In the meantime, it is still possible to see the Foundation’s Bührle collection at its home on Zollikerstrasse the first Sunday of every month, provided that, well in advance of your visit, you agree to submit a scan of your passport and provide satisfactory answers to questions as to your interest in the Foundation.  

But a cloud of suspicion still hangs over Emil Bührle’s collection, and questions about him and the provenance of his paintings won’t go away.  Recently, claims have been made in connection with Monet’s Poppy Field near Vétheuil, one of the paintings stolen (and immediately recovered) in the 2008 heist, and Manet’s La Sultane.  Potential heirs of these paintings insist that their relatives sold them under duress, and at bargain prices, when their lives were in peril.  Indeed, Max Silberberg, who owned La Sultane, later died in Auschwitz. 

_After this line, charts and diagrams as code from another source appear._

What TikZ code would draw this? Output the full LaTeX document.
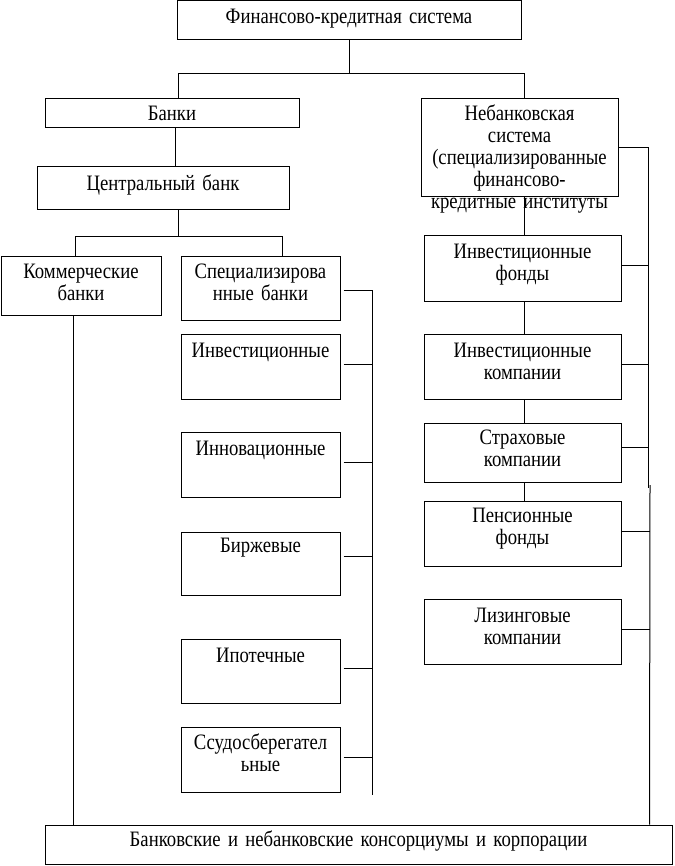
\documentclass[tikz,border=0pt]{standalone}
\usepackage{fontspec}
\setmainfont{Liberation Serif}[FakeStretch=0.85,WordSpace=0.75]
\begin{document}
\begin{tikzpicture}[x=1pt,y=-1pt,line width=1pt,
  box/.style={draw,rectangle,inner sep=0pt},
  txt/.style={anchor=base,align=center,inner sep=0pt,text width=600pt,
    font=\fontsize{22}{22}\selectfont}]
\useasboundingbox (0,0) rectangle (674,866);
% boxes
\node[box,minimum width=344pt,minimum height=39pt] (fks) at (349,20.5) {};
\node[box,minimum width=254pt,minimum height=29pt] (banki) at (172,113.5) {};
\node[box,minimum width=197pt,minimum height=98pt] (nebank) at (519.5,148) {};
\node[box,minimum width=252pt,minimum height=43pt] (cb) at (163,188.5) {};
\node[box,minimum width=160pt,minimum height=58pt] (komm) at (81,286) {};
\node[box,minimum width=159pt,minimum height=63pt] (spec) at (260.5,288.5) {};
\node[box,minimum width=159pt,minimum height=65pt] (inv) at (260.5,366.5) {};
\node[box,minimum width=159pt,minimum height=65pt] (innov) at (260.5,464.5) {};
\node[box,minimum width=159pt,minimum height=63pt] (birzh) at (260.5,563.5) {};
\node[box,minimum width=159pt,minimum height=64pt] (ipot) at (260.5,671) {};
\node[box,minimum width=159pt,minimum height=65pt] (ssud) at (260.5,759.5) {};
\node[box,minimum width=197pt,minimum height=65pt] (invf) at (522.5,268.5) {};
\node[box,minimum width=197pt,minimum height=65pt] (invk) at (522.5,366.5) {};
\node[box,minimum width=197pt,minimum height=59pt] (strah) at (522.5,452.5) {};
\node[box,minimum width=197pt,minimum height=65pt] (pens) at (522.5,533.5) {};
\node[box,minimum width=197pt,minimum height=65pt] (lizing) at (522.5,631.5) {};
\node[box,minimum width=627pt,minimum height=39pt] (bottom) at (358.5,844.5) {};
% texts
\node[txt] (t-fks) at ([yshift=-23pt]fks.north) {Финансово-кредитная система};
\node[txt] (t-banki) at ([yshift=-22pt]banki.north) {Банки};
\node[txt] (t-nebank) at ([yshift=-22pt]nebank.north) {Небанковская\\система\\(специализированные\\финансово-\\кредитные институты};
\node[txt] (t-cb) at ([yshift=-24pt]cb.north) {Центральный банк};
\node[txt] (t-komm) at ([yshift=-22pt]komm.north) {Коммерческие\\банки};
\node[txt] (t-spec) at ([yshift=-22pt]spec.north) {Специализирова\\нные банки};
\node[txt] (t-inv) at ([yshift=-24pt]inv.north) {Инвестиционные};
\node[txt] (t-innov) at ([yshift=-24pt]innov.north) {Инновационные};
\node[txt] (t-birzh) at ([yshift=-21pt]birzh.north) {Биржевые};
\node[txt] (t-ipot) at ([yshift=-24pt]ipot.north) {Ипотечные};
\node[txt] (t-ssud) at ([yshift=-23pt]ssud.north) {Ссудосберегател\\ьные};
\node[txt] (t-invf) at ([yshift=-23pt]invf.north) {Инвестиционные\\фонды};
\node[txt] (t-invk) at ([yshift=-24pt]invk.north) {Инвестиционные\\компании};
\node[txt] (t-strah) at ([yshift=-22pt]strah.north) {Страховые\\компании};
\node[txt] (t-pens) at ([yshift=-22pt]pens.north) {Пенсионные\\фонды};
\node[txt] (t-lizing) at ([yshift=-24pt]lizing.north) {Лизинговые\\компании};
\node[txt] (t-bottom) at ([yshift=-22pt]bottom.north) {Банковские и небанковские консорциумы и корпорации};
% connectors top
\draw (fks.south) -- ++(0,33) coordinate (j1);
\draw ([xshift=6pt]banki.north) |- (j1) -| ([xshift=4.5pt]nebank.north);
\draw ([xshift=3pt]banki.south) -- ([xshift=12pt]cb.north);
\draw ([xshift=15pt]cb.south) -- ++(0,26) coordinate (j2);
\draw ([xshift=-6pt]komm.north) |- (j2) -| ([xshift=21.5pt]spec.north);
\draw ([xshift=-8pt]komm.south) -- ([xshift=-285.5pt]bottom.north);
% left bar
\draw ([shift={(3,1.5)}]spec.east) -- ++(28.5,0) coordinate (lb1) -- ++(0,505) coordinate (lb2);
\draw ([shift={(3,-2.5)}]inv.east) -- ++(28.5,0);
\draw ([shift={(3,-2.5)}]innov.east) -- ++(28.5,0);
\draw ([shift={(3,-7.5)}]birzh.east) -- ++(28.5,0);
\draw ([shift={(3,-3)}]ipot.east) -- ++(28.5,0);
\draw ([shift={(3,-2.5)}]ssud.east) -- ++(28.5,0);
% right chain
\draw ([xshift=4.5pt]nebank.south) -- ([xshift=1.5pt]invf.north);
\draw ([xshift=1.5pt]invf.south) -- ([xshift=1.5pt]invk.north);
\draw ([xshift=1.5pt]invk.south) -- ([xshift=1.5pt]strah.north);
\draw ([xshift=1.5pt]strah.south) -- ([xshift=1.5pt]pens.north);
% right bar
\draw (nebank.east) -- ++(30,0) coordinate (rb1) -- ++(0,340) coordinate (rb2);
\draw ([shift={(1.5,-3)}]rb2) -- ([xshift=291pt]bottom.north);
\draw ([yshift=2.5pt]invf.east) -- ++(27,0);
\draw ([yshift=2.5pt]invk.east) -- ++(27,0);
\draw ([yshift=5.5pt]strah.east) -- ++(27,0);
\draw ([yshift=2.5pt]pens.east) -- ++(28.5,0);
\draw ([yshift=2.5pt]lizing.east) -- ++(28.5,0);
\end{tikzpicture}
\end{document}
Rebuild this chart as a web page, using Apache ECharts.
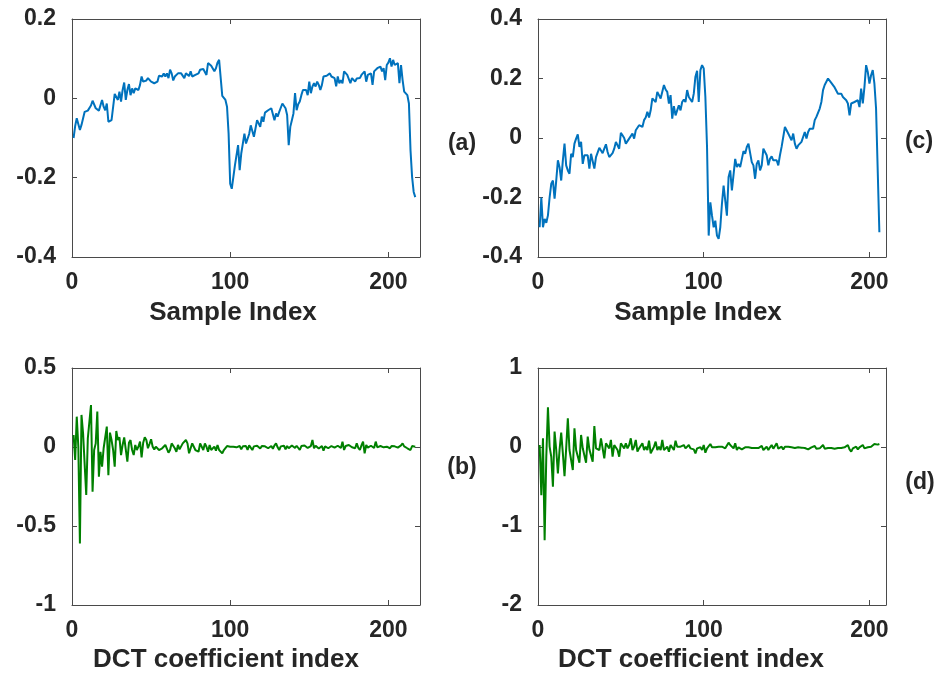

Thomas Buomberger, a historian who has written an upcoming book on Bührle, echoes these concerns, telling us that “in the provenances of a considerable number of paintings in the Bührle collection there are holes that have yet to be explained.”  He is of the opinion that no paintings should be incorporated into the Kunsthaus unless all questions as to where they came from have been answered, especially because the museum is subsidized by the public.  “The public should have the right to know whether works of art with a doubtful provenance are in the depots of the Kunsthaus and if so what is it going to do about it,” he says.

Lukas Gloor, however, confidently dismisses all doubts about provenance.  “We are today in the very fortunate position that the collector very actively addressed these issues,” he told Reuters in 2010, and he stands by that statement today.

Still, as we’ve just celebrated the 70th anniversary of the defeat of the Nazis, it’s worth bearing in mind that while most plundered works of art have been recovered, about 100,000 are still missing, many of these thought to be held by museums in the U.S. and Europe that were perhaps less than fastidious when it came to tracking down their previous owners.